Mis hijos saben de aquello por relatos, yo viví el terror entre los míos. La oposición al régimen se hizo a tiros -con multipartidismo incluido no había espacio civilizado que propiciara un cambio-, mientras EU mantenía su apoyo a Batista y surgía el primer escuadrón de la muerte que conoció América Latina con Masferrer al frente. Solo por ser sospechoso de pensar contrario al régimen, no por irse de guerrillas, la vida era un suspiro.
Ahí están los cimientos de mi altar, de ahí parten mis vivencias en este año de pandemia, de crisis y reformas económicas a raja tabla, de colas y disgustos, de bloqueo estadounidense reforzado y de una especie de guerra de símbolos que tiene como mascarón de proa a los ddhh, puestos de moda en lo que a mi país respecta cuando Batista y Masferrer huyeron para morir en Marbella y en Miami sin que importaran los derechos de los cientos que mataron o mandaron a matar, y sobre todo cuando comenzó otra manera de organizar la vida, también entre bombazos y tiros promovidos por una agencia federal de EU. Era inadmisible que en esta parte del planeta se osara abrir un camino distinto al del multipartidismo, el latifundio y la subordinación a Washington.

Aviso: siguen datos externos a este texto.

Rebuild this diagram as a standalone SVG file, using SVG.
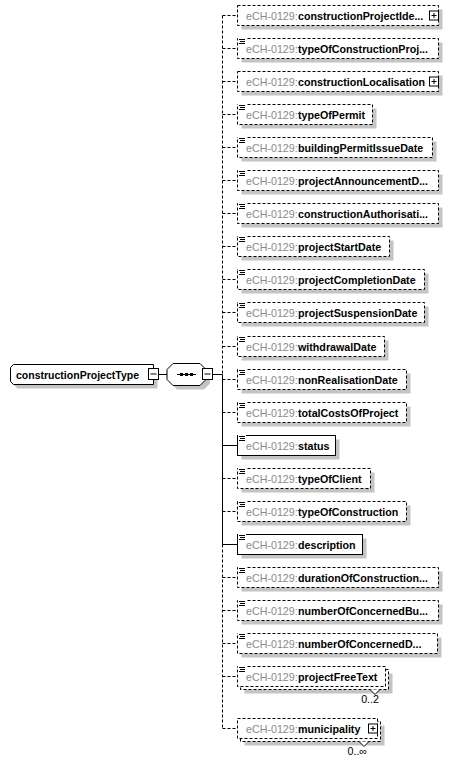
<svg xmlns="http://www.w3.org/2000/svg" width="453" height="762" viewBox="0 0 453 762">
<style>
text{font-family:"Liberation Sans",Arial,sans-serif;font-size:10.7px;}
.ns{fill:#8a8a8a;}
.nm{fill:#000;font-weight:bold;}
.sh{fill:#c4c4c4;stroke:none;}
.bx{fill:#fff;stroke:#000;stroke-width:1;}
.opt{stroke-dasharray:3,2;}
.ln{stroke:#000;stroke-width:1;fill:none;}
.ic{stroke:#000;stroke-width:1;}
.mult{fill:#000;}
</style>
<defs>
<g id="doc"><rect x="0" y="-1" width="8" height="7" fill="#fff"/><path class="ic" d="M1,0.5H7M2,2.5H7M1,4.5H7"/></g>
<g id="plus"><rect x="0" y="0" width="9" height="9" fill="#fff" stroke="#000"/><path class="ic" d="M2,4.5H7M4.5,2V7"/></g>
</defs>

<g id="connectors">
<path class="ln" d="M158.5,374.5H167"/>
<path class="ln" d="M212,374.5H222.5"/>
<path class="ln opt" d="M222.5,15.5V374.5"/>
<path class="ln" d="M222.5,374.5V544.5"/>
<path class="ln opt" d="M222.5,544.5V728.5"/>
<path class="ln opt" d="M222.5,15.5H237.5M222.5,48.5H237.5M222.5,81.5H237.5M222.5,114.5H237.5M222.5,147.5H237.5M222.5,180.5H237.5M222.5,213.5H237.5M222.5,246.5H237.5M222.5,279.5H237.5M222.5,312.5H237.5M222.5,346.5H237.5M222.5,379.5H237.5M222.5,412.5H237.5M222.5,478.5H237.5M222.5,511.5H237.5M222.5,577.5H237.5M222.5,610.5H237.5M222.5,643.5H237.5M222.5,676.5H237.5M222.5,728.5H237.5"/>
<path class="ln" d="M222.5,445.5H237.5M222.5,544.5H237.5"/>
</g>

<g id="constructionProjectType">
<path class="sh" d="M17.5,368.5H157.5V388.5H17.5L14.5,385.5V371.5Z"/>
<path class="bx" d="M13.5,364.5H153.5V384.5H13.5L10.5,381.5V367.5Z"/>
<text x="16" y="378.5" class="nm" textLength="123" lengthAdjust="spacingAndGlyphs">constructionProjectType</text>
<rect class="bx" x="148.5" y="368.5" width="10" height="11"/>
<path class="ic" d="M150.5,374H156.5"/>
</g>

<g id="sequence">
<path class="sh" d="M177,367.5H204L210,373.5V383.5L204,389.5H177L171,383.5V373.5Z"/>
<path class="bx" d="M173,363.5H200L206,369.5V379.5L200,385.5H173L167,379.5V369.5Z"/>
<path class="ic" d="M177,374.5H196"/>
<rect x="180" y="373" width="3" height="3" fill="#000"/>
<rect x="185" y="373" width="3" height="3" fill="#000"/>
<rect x="190" y="373" width="3" height="3" fill="#000"/>
<rect class="bx" x="202.5" y="368.5" width="10" height="11"/>
<path class="ic" d="M204.5,374H210.5"/>
</g>

<g id="e1"><rect class="sh" x="241.5" y="9.5" width="201" height="20"/><rect class="bx opt" x="237.5" y="5.5" width="201" height="20"/><text x="246" y="19.5" class="ns">eCH-0129:</text><text x="298" y="19.5" class="nm">constructionProjectIde...</text><use href="#plus" x="429.5" y="11"/></g>
<g id="e2"><rect class="sh" x="241.5" y="42.5" width="201" height="20"/><rect class="bx opt" x="237.5" y="38.5" width="201" height="20"/><use href="#doc" x="238" y="39"/><text x="246" y="52.5" class="ns">eCH-0129:</text><text x="298" y="52.5" class="nm">typeOfConstructionProj...</text></g>
<g id="e3"><rect class="sh" x="241.5" y="75.5" width="201" height="20"/><rect class="bx opt" x="237.5" y="71.5" width="201" height="20"/><text x="246" y="85.5" class="ns">eCH-0129:</text><text x="298" y="85.5" class="nm">constructionLocalisation</text><use href="#plus" x="429.5" y="77"/></g>
<g id="e4"><rect class="sh" x="241.5" y="108.5" width="135" height="20"/><rect class="bx opt" x="237.5" y="104.5" width="135" height="20"/><use href="#doc" x="238" y="105"/><text x="246" y="118.5" class="ns">eCH-0129:</text><text x="298" y="118.5" class="nm">typeOfPermit</text></g>
<g id="e5"><rect class="sh" x="241.5" y="141.5" width="195" height="20"/><rect class="bx opt" x="237.5" y="137.5" width="195" height="20"/><use href="#doc" x="238" y="138"/><text x="246" y="151.5" class="ns">eCH-0129:</text><text x="298" y="151.5" class="nm">buildingPermitIssueDate</text></g>
<g id="e6"><rect class="sh" x="241.5" y="174.5" width="201" height="20"/><rect class="bx opt" x="237.5" y="170.5" width="201" height="20"/><use href="#doc" x="238" y="171"/><text x="246" y="184.5" class="ns">eCH-0129:</text><text x="298" y="184.5" class="nm">projectAnnouncementD...</text></g>
<g id="e7"><rect class="sh" x="241.5" y="207.5" width="201" height="20"/><rect class="bx opt" x="237.5" y="203.5" width="201" height="20"/><use href="#doc" x="238" y="204"/><text x="246" y="217.5" class="ns">eCH-0129:</text><text x="298" y="217.5" class="nm">constructionAuthorisati...</text></g>
<g id="e8"><rect class="sh" x="241.5" y="240.5" width="152" height="20"/><rect class="bx opt" x="237.5" y="236.5" width="152" height="20"/><use href="#doc" x="238" y="237"/><text x="246" y="250.5" class="ns">eCH-0129:</text><text x="298" y="250.5" class="nm">projectStartDate</text></g>
<g id="e9"><rect class="sh" x="241.5" y="273.5" width="187" height="20"/><rect class="bx opt" x="237.5" y="269.5" width="187" height="20"/><use href="#doc" x="238" y="270"/><text x="246" y="283.5" class="ns">eCH-0129:</text><text x="298" y="283.5" class="nm">projectCompletionDate</text></g>
<g id="e10"><rect class="sh" x="241.5" y="306.5" width="187" height="20"/><rect class="bx opt" x="237.5" y="302.5" width="187" height="20"/><use href="#doc" x="238" y="303"/><text x="246" y="316.5" class="ns">eCH-0129:</text><text x="298" y="316.5" class="nm">projectSuspensionDate</text></g>
<g id="e11"><rect class="sh" x="241.5" y="340.5" width="147" height="20"/><rect class="bx opt" x="237.5" y="336.5" width="147" height="20"/><use href="#doc" x="238" y="337"/><text x="246" y="350.5" class="ns">eCH-0129:</text><text x="298" y="350.5" class="nm">withdrawalDate</text></g>
<g id="e12"><rect class="sh" x="241.5" y="373.5" width="169" height="20"/><rect class="bx opt" x="237.5" y="369.5" width="169" height="20"/><use href="#doc" x="238" y="370"/><text x="246" y="383.5" class="ns">eCH-0129:</text><text x="298" y="383.5" class="nm">nonRealisationDate</text></g>
<g id="e13"><rect class="sh" x="241.5" y="406.5" width="169" height="20"/><rect class="bx opt" x="237.5" y="402.5" width="169" height="20"/><use href="#doc" x="238" y="403"/><text x="246" y="416.5" class="ns">eCH-0129:</text><text x="298" y="416.5" class="nm">totalCostsOfProject</text></g>
<g id="e14"><rect class="sh" x="241.5" y="439.5" width="98" height="20"/><rect class="bx" x="237.5" y="435.5" width="98" height="20"/><use href="#doc" x="238" y="436"/><text x="246" y="449.5" class="ns">eCH-0129:</text><text x="298" y="449.5" class="nm">status</text></g>
<g id="e15"><rect class="sh" x="241.5" y="472.5" width="133" height="20"/><rect class="bx opt" x="237.5" y="468.5" width="133" height="20"/><use href="#doc" x="238" y="469"/><text x="246" y="482.5" class="ns">eCH-0129:</text><text x="298" y="482.5" class="nm">typeOfClient</text></g>
<g id="e16"><rect class="sh" x="241.5" y="505.5" width="169" height="20"/><rect class="bx opt" x="237.5" y="501.5" width="169" height="20"/><use href="#doc" x="238" y="502"/><text x="246" y="515.5" class="ns">eCH-0129:</text><text x="298" y="515.5" class="nm">typeOfConstruction</text></g>
<g id="e17"><rect class="sh" x="241.5" y="538.5" width="125" height="20"/><rect class="bx" x="237.5" y="534.5" width="125" height="20"/><use href="#doc" x="238" y="535"/><text x="246" y="548.5" class="ns">eCH-0129:</text><text x="298" y="548.5" class="nm">description</text></g>
<g id="e18"><rect class="sh" x="241.5" y="571.5" width="201" height="20"/><rect class="bx opt" x="237.5" y="567.5" width="201" height="20"/><use href="#doc" x="238" y="568"/><text x="246" y="581.5" class="ns">eCH-0129:</text><text x="298" y="581.5" class="nm">durationOfConstruction...</text></g>
<g id="e19"><rect class="sh" x="241.5" y="604.5" width="201" height="20"/><rect class="bx opt" x="237.5" y="600.5" width="201" height="20"/><use href="#doc" x="238" y="601"/><text x="246" y="614.5" class="ns">eCH-0129:</text><text x="298" y="614.5" class="nm">numberOfConcernedBu...</text></g>
<g id="e20"><rect class="sh" x="241.5" y="637.5" width="200" height="20"/><rect class="bx opt" x="237.5" y="633.5" width="200" height="20"/><use href="#doc" x="238" y="634"/><text x="246" y="647.5" class="ns">eCH-0129:</text><text x="298" y="647.5" class="nm">numberOfConcernedD...</text></g>
<g id="e21"><rect class="sh" x="244.5" y="673.5" width="148" height="20"/><rect class="bx opt" x="240.5" y="669.5" width="148" height="20"/><rect class="bx opt" x="237.5" y="666.5" width="148" height="20"/><use href="#doc" x="238" y="667"/><text x="246" y="680.5" class="ns">eCH-0129:</text><text x="298" y="680.5" class="nm">projectFreeText</text><path class="bx" d="M370,689.5L375,694.5L380,689.5"/><text x="379" y="703" text-anchor="end" class="mult">0..2</text></g>
<g id="e22"><rect class="sh" x="244.5" y="725.5" width="140" height="20"/><rect class="bx opt" x="240.5" y="721.5" width="140" height="20"/><rect class="bx opt" x="237.5" y="718.5" width="140" height="20"/><text x="246" y="732.5" class="ns">eCH-0129:</text><text x="298" y="732.5" class="nm">municipality</text><use href="#plus" x="368.5" y="724"/><path class="bx" d="M359,741.5L364,746.5L369,741.5"/><text x="367" y="755" text-anchor="end" class="mult">0..∞</text></g>
</svg>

Al triunfó de la revolución hace 62 años, cuando los ddhh seguían sin ser moda, muchos fueron a los montes a alfabetizar a miles (no se puede hablar de derechos sin saber leer y escribir) y se aplicó después la primera reforma agraria, en el inicio de un empeño: restituir la dignidad nacional. Y así comenzó la gran pelea.
Ha habido luces en seis décadas; salud y educación gratuitas; electrificación del país; hijos de limpiabotas que se hicieron científicos, impulsando el desarrollo de ese sector de élite (¿son ddhh?). Y también cuentan las sombras, porque la seguridad nacional fue puesta por delante de cualquier cosa; estar en guerra no declarada con la primera potencia mundial no es juego y organizar la sociedad como a un ejército ha dejado múltiples heridas. Hay de todo como en cualquier parte, pero la diferencia radica, quizá, en que a Alemania no se le ocurre imponerle a España cómo resolver la desobediencia callejera por la detención de un rapero antimonárquico, ni a EU se le indica desde afuera cómo arreglar el entuerto del asalto al Capitolio. No obstante, es sabido, desde 1959 Cuba es otro mundo y quienes se opusieron y se oponen al rumbo escogido por los más, cuentan con la bendición del Norte envuelta en ese manto que sirve para todo y que hoy se vende como defensa de los ddhh y de la libertad de expresión.
Creo en el diálogo por el bien de la Nación y me resulta imposible predecir cuándo se trancará el dominó en Cuba, aunque yendo por donde andamos adelanto esta sensación: la revolución que se ganó a tiros, con el sacrifico de varias generaciones, es probable que nunca se entregue de gratis.